--- BEGIN INFORMATION PROVIDED ---
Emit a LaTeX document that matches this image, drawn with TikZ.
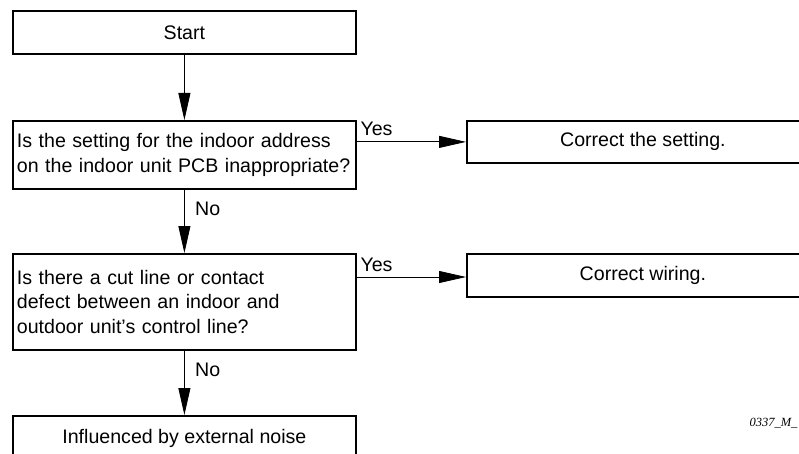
\documentclass[tikz,border=0pt]{standalone}
\usepackage{fontspec}
\setmainfont{Liberation Sans}
\newfontfamily\tagfont{Liberation Serif}
\usetikzlibrary{arrows.meta}
\hyphenpenalty=10000
\begin{document}
\begin{tikzpicture}[x=1pt, y=-1pt,
    box/.style={draw, line width=1.8pt, inner sep=4pt, anchor=north west,
        minimum width=343pt, font={\fontsize{19.6}{24.5}\selectfont}},
    query/.style={box, text width=335pt, align=left},
    flow/.style={-{Triangle[length=27pt, width=12pt]}, line width=0.8pt},
    lbl/.style={font={\fontsize{19.6}{24.5}\selectfont}}]
    \useasboundingbox (0,0) rectangle (799,454);
    \clip (0,0) rectangle (799,454);
    % main column
    \node[box, minimum height=43pt] (start) at (12,10) {Start};
    \node[query, minimum height=68pt] (q1) at (12,120)
        {Is the setting for the indoor address\\on the indoor unit PCB inappropriate?};
    \node[query, minimum height=96pt] (q2) at (12,253)
        {Is there a cut line or contact\\defect between an indoor and\\outdoor unit’s control line?};
    \node[box, minimum height=46pt] (noise) at (12,415) {Influenced by external noise};
    % remedies
    \node[box, minimum width=352pt, minimum height=42pt] (fix1) at (466,120) {Correct the setting.};
    \node[box, minimum width=352pt, minimum height=43pt] (fix2) at (466,253) {Correct wiring.};
    \draw[flow] (start) -- (q1);
    \draw[flow] (q1) -- (q2) node[lbl, pos=0.3, right=7pt] {No};
    \draw[flow] (q2) -- (noise) node[lbl, pos=0.29, right=7pt] {No};
    \draw[flow] (fix1.west -| q1.east) -- (fix1.west) node[lbl, pos=0, above right, yshift=2pt] {Yes};
    \draw[flow] (q2.east |- 0,277) -- (fix2.west |- 0,277) node[lbl, pos=0, above right, yshift=2pt] {Yes};
    \node[anchor=west, font={\tagfont\itshape\fontsize{12.5}{15}\selectfont}] (tag) at (746,423) {0337\_M\_};
\end{tikzpicture}
\end{document}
--- END INFORMATION PROVIDED ---
> REQUIRED WORK: Without including any pictures, reproduce the listing exactly.

> EXERCISE OUTPUT:
Emit a LaTeX document that matches this image, drawn with TikZ.
\documentclass[tikz,border=0pt]{standalone}
\usepackage{fontspec}
\setmainfont{Liberation Sans}
\newfontfamily\tagfont{Liberation Serif}
\usetikzlibrary{arrows.meta}
\hyphenpenalty=10000
\begin{document}
\begin{tikzpicture}[x=1pt, y=-1pt,
    box/.style={draw, line width=1.8pt, inner sep=4pt, anchor=north west,
        minimum width=343pt, font={\fontsize{19.6}{24.5}\selectfont}},
    query/.style={box, text width=335pt, align=left},
    flow/.style={-{Triangle[length=27pt, width=12pt]}, line width=0.8pt},
    lbl/.style={font={\fontsize{19.6}{24.5}\selectfont}}]
    \useasboundingbox (0,0) rectangle (799,454);
    \clip (0,0) rectangle (799,454);
    % main column
    \node[box, minimum height=43pt] (start) at (12,10) {Start};
    \node[query, minimum height=68pt] (q1) at (12,120)
        {Is the setting for the indoor address\\on the indoor unit PCB inappropriate?};
    \node[query, minimum height=96pt] (q2) at (12,253)
        {Is there a cut line or contact\\defect between an indoor and\\outdoor unit’s control line?};
    \node[box, minimum height=46pt] (noise) at (12,415) {Influenced by external noise};
    % remedies
    \node[box, minimum width=352pt, minimum height=42pt] (fix1) at (466,120) {Correct the setting.};
    \node[box, minimum width=352pt, minimum height=43pt] (fix2) at (466,253) {Correct wiring.};
    \draw[flow] (start) -- (q1);
    \draw[flow] (q1) -- (q2) node[lbl, pos=0.3, right=7pt] {No};
    \draw[flow] (q2) -- (noise) node[lbl, pos=0.29, right=7pt] {No};
    \draw[flow] (fix1.west -| q1.east) -- (fix1.west) node[lbl, pos=0, above right, yshift=2pt] {Yes};
    \draw[flow] (q2.east |- 0,277) -- (fix2.west |- 0,277) node[lbl, pos=0, above right, yshift=2pt] {Yes};
    \node[anchor=west, font={\tagfont\itshape\fontsize{12.5}{15}\selectfont}] (tag) at (746,423) {0337\_M\_};
\end{tikzpicture}
\end{document}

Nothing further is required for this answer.